Diğer bir hukukçu müfessir Cessâs da sözkonusu ayetin tefsirinde şunları söyler: "Ayetteki "tahkik ve tetkik edin" ifadesi fâsıkın şehadetinin kabulünün yasaklandığını gösterir. Çünkü şehadet birliğini haber vermektir. Fâsıkın şehadeti kabul edilmediği gibi diğer hususlardaki haberleri de kabul edilmez"

Durumu belirsiz olan, yani adil veya fâsık olduğu kesin olarak bilinmeyen kimsenin şehadet ve rivayetleri kabul edilir mi? Hanefî bilginleri böyle bir kimsenin şehadet ve haberinin kabul edileceği görüşündedirler. Çünkü ayette ancak fâsıkların haberlerinin araştırılması emredilmektedir. Müminlerin temel niteliği ise adalettir. Başka bazı bilginler ise durumu belirsiz olan kimsenin haberinin de ancak durumun araştırılmasından sonra kabul veya reddedilebileceğini söylemektedirler. Bunlara göre araştırma sonunda adaleti kesinlik kazanırsa haberi kabul edilir, fıskı sabit olursa haberi reddedilir.

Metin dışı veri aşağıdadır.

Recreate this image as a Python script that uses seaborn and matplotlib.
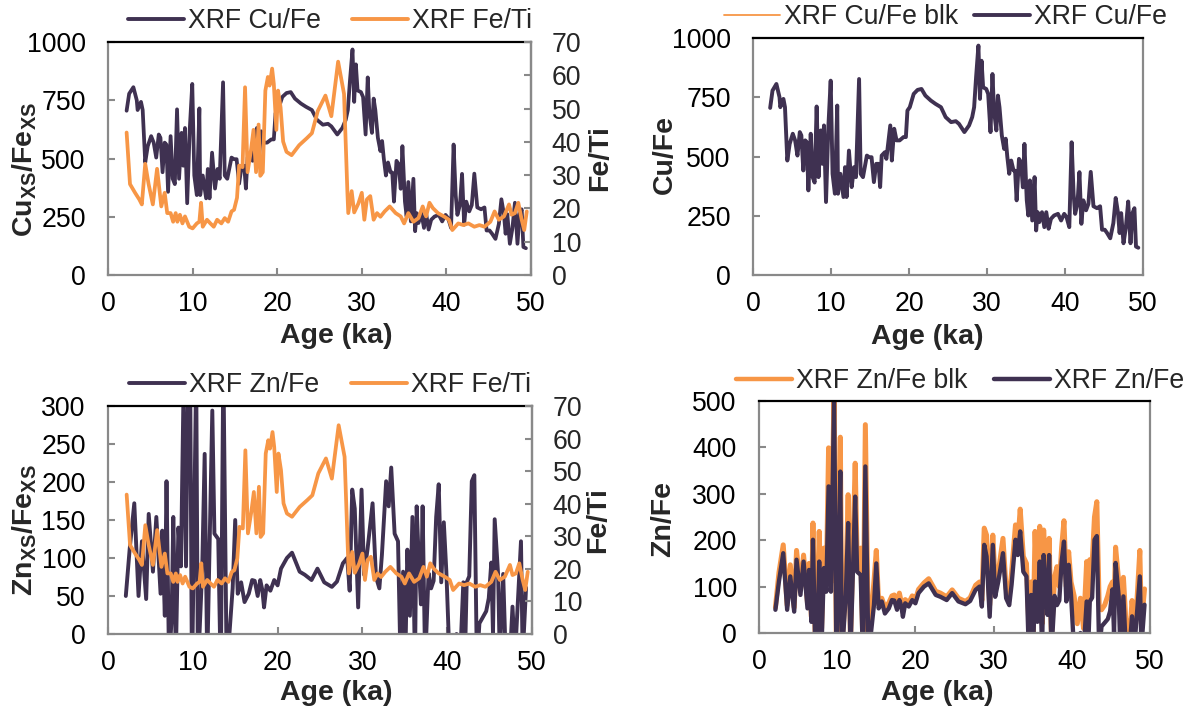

Söz konusu ayetin hemen devamında, "İçinizde Allah'ın peygamberi vardır" (el-Hucurât, 49/8) buyrulmaktadır. Fahreddin er-Râzî bu cümleyi şöyle açıklar: "Ey kullarım, herhangi bir güçlüğün çözümünde Allah Resulune başvurunuz." Buna göre bu ayet, bugün bize gelen haber ve rivayetler konusunda takınmamız gereken tavır konusunda da uyarıda bulunmaktadır. Öyleyse müminler gelen haberler konusunda bir çıkmazla karşılaştıkları zaman öncelikle bu haberi Kur'an ve Sünnet ölçülerine vurarak çıkan sonuca göre hareket etmek zorundadır.